## Stated goal
In the entries below, identify every line with the string "this" and copy it.
______________________________
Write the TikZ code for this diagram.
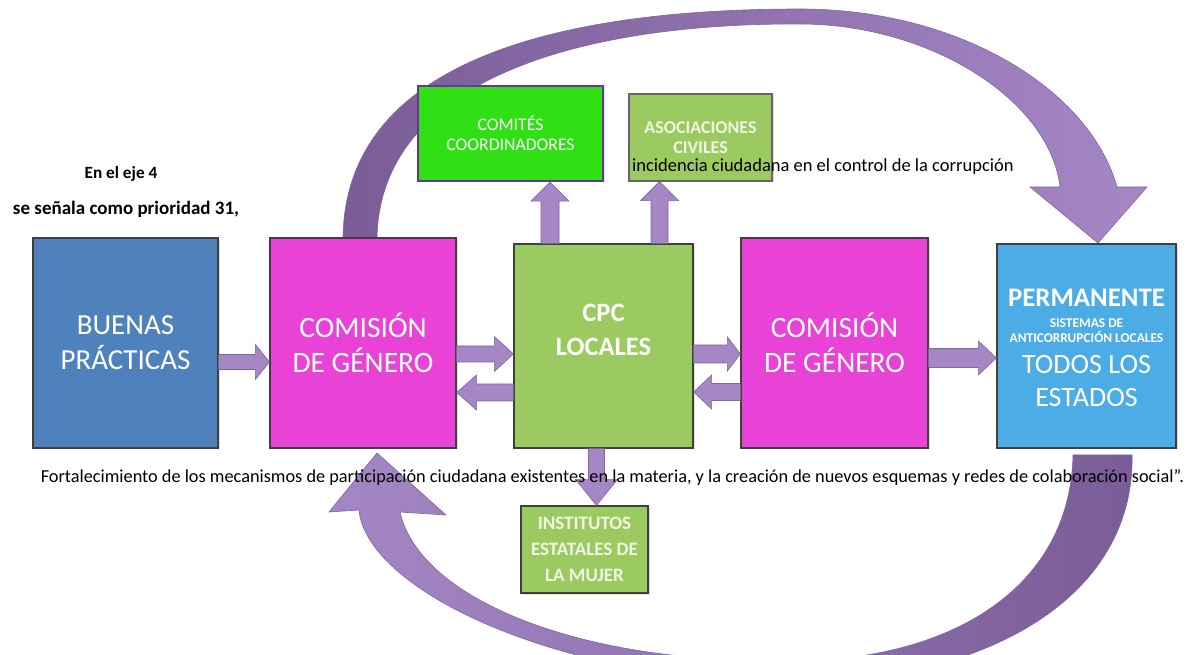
\documentclass[tikz,border=0pt]{standalone}
\usepackage{fontspec}
\setmainfont{Carlito}
\usetikzlibrary{calc,shadows}
\definecolor{bpblue}{HTML}{4F81BD}
\definecolor{mag}{HTML}{E843D6}
\definecolor{lgreen}{HTML}{9BCB60}
\definecolor{bgreen}{HTML}{30DF14}
\definecolor{pblue}{HTML}{4BACE6}
\definecolor{arrfill}{HTML}{A587C6}
\definecolor{arrline}{HTML}{7F67A0}
\definecolor{arcdark}{HTML}{7A5C97}
\definecolor{boxline}{HTML}{3F3F3F}
\definecolor{purpline}{HTML}{7030A0}
\definecolor{paletxt}{HTML}{EEF5E4}
\newcommand\RArr[6]{\draw[blk] let \p1=(#1),\p2=(#2) in (\x1,#3pt-#4pt) -- (\x2-#6pt,#3pt-#4pt) -- (\x2-#6pt,#3pt-#5pt) -- (\x2,#3pt) -- (\x2-#6pt,#3pt+#5pt) -- (\x2-#6pt,#3pt+#4pt) -- (\x1,#3pt+#4pt) -- cycle;}
\newcommand\LArr[6]{\draw[blk] let \p1=(#1),\p2=(#2) in (\x1,#3pt-#4pt) -- (\x2+#6pt,#3pt-#4pt) -- (\x2+#6pt,#3pt-#5pt) -- (\x2,#3pt) -- (\x2+#6pt,#3pt+#5pt) -- (\x2+#6pt,#3pt+#4pt) -- (\x1,#3pt+#4pt) -- cycle;}
\newcommand\UArr[6]{\draw[blk] let \p1=(#1),\p2=(#2) in (#3pt-#4pt,\y1) -- (#3pt-#4pt,\y2-#6pt) -- (#3pt-#5pt,\y2-#6pt) -- (#3pt,\y2) -- (#3pt+#5pt,\y2-#6pt) -- (#3pt+#4pt,\y2-#6pt) -- (#3pt+#4pt,\y1) -- cycle;}
\newcommand\DArr[6]{\draw[blk] let \p1=(#1),\p2=(#2) in (#3pt-#4pt,\y1) -- (#3pt-#4pt,\y2+#6pt) -- (#3pt-#5pt,\y2+#6pt) -- (#3pt,\y2) -- (#3pt+#5pt,\y2+#6pt) -- (#3pt+#4pt,\y2+#6pt) -- (#3pt+#4pt,\y1) -- cycle;}
\begin{document}
\begin{tikzpicture}[x=1pt,y=1pt,
  box/.style={draw=boxline, line width=1.2pt, inner sep=0pt, align=center,
    drop shadow={shadow xshift=1.5pt, shadow yshift=-1.5pt, opacity=0.25}},
  blk/.style={fill=arrfill, draw=arrline, line width=0.6pt, line join=miter},
  arc/.style={draw=arrline, line width=0.6pt},
  plain/.style={inner sep=0pt, text=black}]
\useasboundingbox (0,0) rectangle (1192,654);
\clip (0,0) rectangle (1192,654);
\fill[white] (0,0) rectangle (1192,654);
% top curved arrow
\path[arc, left color=arcdark, right color=arrfill]
  (343,416) .. controls (345,594) and (560,645) .. (800,645)
  .. controls (960,645) and (1090,564) .. (1117,467)
  -- (1147,467) -- (1098,411) -- (1030,467) -- (1060,467)
  .. controls (1050,554) and (930,630) .. (800,630)
  .. controls (580,631) and (380,574) .. (377,416) -- cycle;
% bottom curved arrow
\path[arc, left color=arrfill, right color=arcdark]
  (1073,199) .. controls (1070,54) and (930,-16) .. (760,-6)
  .. controls (580,-6) and (420,54) .. (400,142)
  -- (446,139) -- (377,201) -- (329,142) -- (359,144)
  .. controls (365,74) and (520,-16) .. (770,-31)
  .. controls (1000,-31) and (1135,64) .. (1132,199) -- cycle;
% boxes
\node[box, fill=bpblue, minimum width=185pt, minimum height=210pt, text=white,
  font=\fontsize{29}{35}\selectfont] (bp) at (125.5,311) {BUENAS\\PRÁCTICAS};
\node[box, fill=mag, minimum width=186pt, minimum height=210pt, text=white,
  font=\fontsize{29.5}{35}\selectfont] (cg1) at (363,311) {COMISIÓN\\DE GÉNERO};
\node[box, fill=lgreen, minimum width=179pt, minimum height=204pt] (cpc) at (603.5,308) {};
\node[box, fill=mag, minimum width=187pt, minimum height=210pt, text=white,
  font=\fontsize{29.5}{35}\selectfont] (cg2) at (834.5,311) {COMISIÓN\\DE GÉNERO};
\node[box, fill=pblue, minimum width=179pt, minimum height=204pt] (perm) at (1086.5,308) {};
\node[box, draw=purpline, line width=2.2pt, fill=bgreen, minimum width=185pt, minimum height=95pt,
  text=white, font=\fontsize{17.7}{20}\selectfont] (com) at (510.5,520.5) {COMITÉS\\COORDINADORES};
\node[box, fill=lgreen, draw=boxline!80, minimum width=143pt, minimum height=87pt,
  text=paletxt, font=\bfseries\fontsize{18}{20}\selectfont] (aso) at (700.5,516.5) {ASOCIACIONES\\CIVILES};
\node[box, fill=lgreen, minimum width=127pt, minimum height=87pt,
  text=paletxt, font=\bfseries\fontsize{19}{26}\selectfont] (inst) at (584.5,104.5) {INSTITUTOS\\ESTATALES DE\\LA MUJER};
% block arrows
\RArr{bp.east}{cg1.west}{292}{7.5}{17.5}{14}
\RArr{cg1.east}{cpc.west}{300}{8}{17.5}{19}
\LArr{cpc.west}{cg1.east}{261.5}{8.5}{17.5}{20}
\RArr{cpc.east}{cg2.west}{300}{9}{17}{13}
\LArr{cg2.west}{cpc.east}{262}{8.5}{17}{18}
\RArr{cg2.east}{perm.west}{296}{9.5}{17}{18}
\UArr{cpc.north}{com.south}{550}{9}{19}{19}
\UArr{cpc.north}{aso.south}{659.5}{8.5}{19}{19}
\DArr{cpc.south}{inst.north}{596.5}{8}{21}{26}
% box texts
\node[plain, text=white, align=center, font=\bfseries\fontsize{26.5}{34}\selectfont] (cpct) at (603.5,324) {CPC\\LOCALES};
\node[plain, text=white, font=\bfseries\fontsize{26.8}{30}\selectfont] (pt1) at (1086.5,356) {PERMANENTE};
\node[plain, text=white, align=center, font=\bfseries\fontsize{13.4}{15}\selectfont] (pt2) at (1086.5,323.5) {SISTEMAS DE\\ANTICORRUPCIÓN LOCALES};
\node[plain, text=white, align=center, font=\fontsize{28}{33}\selectfont] (pt3) at (1086.5,272.5) {TODOS LOS\\ESTADOS};
% free texts
\node[plain, font=\bfseries\fontsize{17.2}{20}\selectfont] (t1) at (121,480) {En el eje 4};
\node[plain, font=\bfseries\fontsize{19}{20}\selectfont] (t2) at (126,445) {se señala como prioridad 31,};
\node[plain, anchor=west, font=\fontsize{18.5}{20}\selectfont] (t3) at (632,487) {incidencia ciudadana en el control de la corrupción};
\node[plain, font=\fontsize{18.3}{20}\selectfont] (t4) at (612.5,176) {Fortalecimiento de los mecanismos de participación ciudadana existentes en la materia, y la creación de nuevos esquemas y redes de colaboración social”.};
\end{tikzpicture}
\end{document}
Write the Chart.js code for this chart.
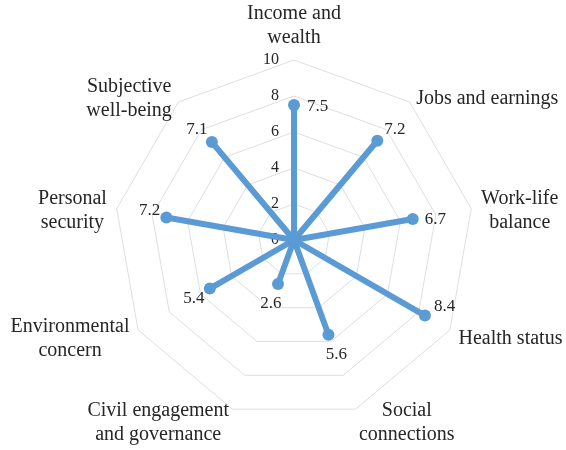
______________________________
## Task solution
Write the TikZ code for this diagram.
Write the Chart.js code for this chart.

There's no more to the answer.